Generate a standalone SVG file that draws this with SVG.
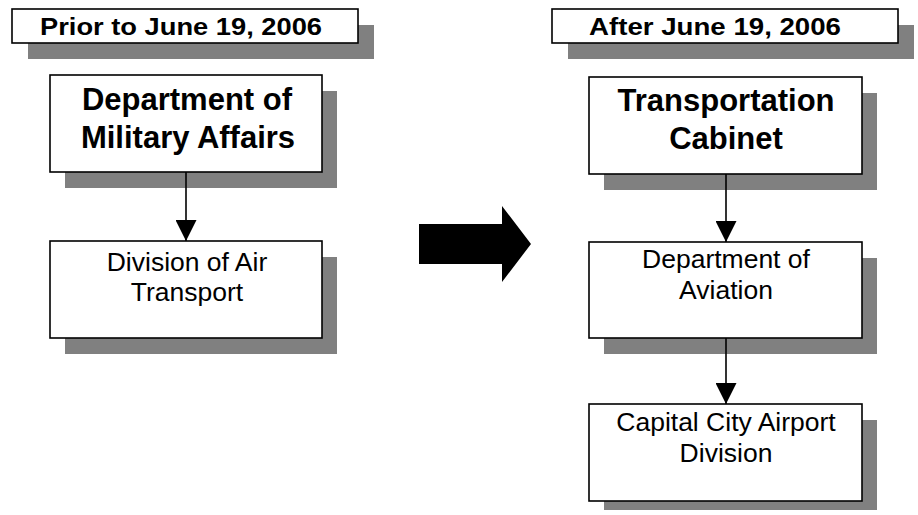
<svg xmlns="http://www.w3.org/2000/svg" width="918" height="515" viewBox="0 0 918 515">
<defs>
<style>
.shadow{fill:#808080;stroke:none}
.box{fill:#ffffff;stroke:#000000;stroke-width:1.6}
.hdr{font-family:"Liberation Sans",Arial,sans-serif;font-weight:bold;font-size:24px;fill:#000;text-anchor:middle}
.big{font-family:"Liberation Sans",Arial,sans-serif;font-weight:bold;font-size:31px;fill:#000;text-anchor:middle}
.reg{font-family:"Liberation Sans",Arial,sans-serif;font-size:26.5px;fill:#000;text-anchor:middle}
.conn{stroke:#000;stroke-width:1.6;fill:none}
</style>
<marker id="ah" viewBox="0 0 21 21" refX="21" refY="10.5" markerWidth="21" markerHeight="21" markerUnits="userSpaceOnUse" orient="auto">
<path d="M0,0 L21,10.5 L0,21 Z" fill="#000"/>
</marker>
</defs>
<rect width="918" height="515" fill="#ffffff"/>

<g id="header-prior">
<rect class="shadow" x="28" y="25" width="346" height="34"/>
<rect class="box" x="12" y="9" width="346" height="34"/>
<text class="hdr" x="181" y="35" textLength="282" lengthAdjust="spacingAndGlyphs">Prior to June 19, 2006</text>
</g>

<g id="header-after">
<rect class="shadow" x="568" y="25" width="346" height="34"/>
<rect class="box" x="552" y="9" width="346" height="34"/>
<text class="hdr" x="715" y="35" textLength="252" lengthAdjust="spacingAndGlyphs">After June 19, 2006</text>
</g>

<g id="node-dma">
<rect class="shadow" x="65" y="91" width="272" height="97"/>
<rect class="box" x="50" y="75" width="272" height="97"/>
<text class="big" x="187" y="110">Department of</text>
<text class="big" x="188" y="148">Military Affairs</text>
</g>

<g id="node-dat">
<rect class="shadow" x="65" y="257" width="272" height="97"/>
<rect class="box" x="50" y="241" width="272" height="97"/>
<text class="reg" x="187" y="271">Division of Air</text>
<text class="reg" x="187" y="301">Transport</text>
</g>

<g id="node-tc">
<rect class="shadow" x="604" y="93" width="273" height="97"/>
<rect class="box" x="589" y="77" width="273" height="97"/>
<text class="big" x="726" y="111">Transportation</text>
<text class="big" x="726" y="149">Cabinet</text>
</g>

<g id="node-doa">
<rect class="shadow" x="604" y="258" width="273" height="96"/>
<rect class="box" x="589" y="242" width="273" height="96"/>
<text class="reg" x="726" y="268">Department of</text>
<text class="reg" x="726" y="299">Aviation</text>
</g>

<g id="node-ccad">
<rect class="shadow" x="604" y="420" width="273" height="90"/>
<rect class="box" x="589" y="404" width="273" height="97"/>
<text class="reg" x="726" y="431">Capital City Airport</text>
<text class="reg" x="726" y="462">Division</text>
</g>

<g id="transition-arrow">
<polygon points="419,224 502,224 502,206 531,244 502,282 502,264 419,264" fill="#000"/>
</g>

<g id="connectors">
<line class="conn" x1="186" y1="172" x2="186" y2="241" marker-end="url(#ah)"/>
<line class="conn" x1="726" y1="174" x2="726" y2="242" marker-end="url(#ah)"/>
<line class="conn" x1="726" y1="338" x2="726" y2="404" marker-end="url(#ah)"/>
</g>
</svg>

----

• STATED GOAL: Give all the lines above again, character for character, without pictures.

• TASK ANSWER:
Generate a standalone SVG file that draws this with SVG.
<svg xmlns="http://www.w3.org/2000/svg" width="918" height="515" viewBox="0 0 918 515">
<defs>
<style>
.shadow{fill:#808080;stroke:none}
.box{fill:#ffffff;stroke:#000000;stroke-width:1.6}
.hdr{font-family:"Liberation Sans",Arial,sans-serif;font-weight:bold;font-size:24px;fill:#000;text-anchor:middle}
.big{font-family:"Liberation Sans",Arial,sans-serif;font-weight:bold;font-size:31px;fill:#000;text-anchor:middle}
.reg{font-family:"Liberation Sans",Arial,sans-serif;font-size:26.5px;fill:#000;text-anchor:middle}
.conn{stroke:#000;stroke-width:1.6;fill:none}
</style>
<marker id="ah" viewBox="0 0 21 21" refX="21" refY="10.5" markerWidth="21" markerHeight="21" markerUnits="userSpaceOnUse" orient="auto">
<path d="M0,0 L21,10.5 L0,21 Z" fill="#000"/>
</marker>
</defs>
<rect width="918" height="515" fill="#ffffff"/>

<g id="header-prior">
<rect class="shadow" x="28" y="25" width="346" height="34"/>
<rect class="box" x="12" y="9" width="346" height="34"/>
<text class="hdr" x="181" y="35" textLength="282" lengthAdjust="spacingAndGlyphs">Prior to June 19, 2006</text>
</g>

<g id="header-after">
<rect class="shadow" x="568" y="25" width="346" height="34"/>
<rect class="box" x="552" y="9" width="346" height="34"/>
<text class="hdr" x="715" y="35" textLength="252" lengthAdjust="spacingAndGlyphs">After June 19, 2006</text>
</g>

<g id="node-dma">
<rect class="shadow" x="65" y="91" width="272" height="97"/>
<rect class="box" x="50" y="75" width="272" height="97"/>
<text class="big" x="187" y="110">Department of</text>
<text class="big" x="188" y="148">Military Affairs</text>
</g>

<g id="node-dat">
<rect class="shadow" x="65" y="257" width="272" height="97"/>
<rect class="box" x="50" y="241" width="272" height="97"/>
<text class="reg" x="187" y="271">Division of Air</text>
<text class="reg" x="187" y="301">Transport</text>
</g>

<g id="node-tc">
<rect class="shadow" x="604" y="93" width="273" height="97"/>
<rect class="box" x="589" y="77" width="273" height="97"/>
<text class="big" x="726" y="111">Transportation</text>
<text class="big" x="726" y="149">Cabinet</text>
</g>

<g id="node-doa">
<rect class="shadow" x="604" y="258" width="273" height="96"/>
<rect class="box" x="589" y="242" width="273" height="96"/>
<text class="reg" x="726" y="268">Department of</text>
<text class="reg" x="726" y="299">Aviation</text>
</g>

<g id="node-ccad">
<rect class="shadow" x="604" y="420" width="273" height="90"/>
<rect class="box" x="589" y="404" width="273" height="97"/>
<text class="reg" x="726" y="431">Capital City Airport</text>
<text class="reg" x="726" y="462">Division</text>
</g>

<g id="transition-arrow">
<polygon points="419,224 502,224 502,206 531,244 502,282 502,264 419,264" fill="#000"/>
</g>

<g id="connectors">
<line class="conn" x1="186" y1="172" x2="186" y2="241" marker-end="url(#ah)"/>
<line class="conn" x1="726" y1="174" x2="726" y2="242" marker-end="url(#ah)"/>
<line class="conn" x1="726" y1="338" x2="726" y2="404" marker-end="url(#ah)"/>
</g>
</svg>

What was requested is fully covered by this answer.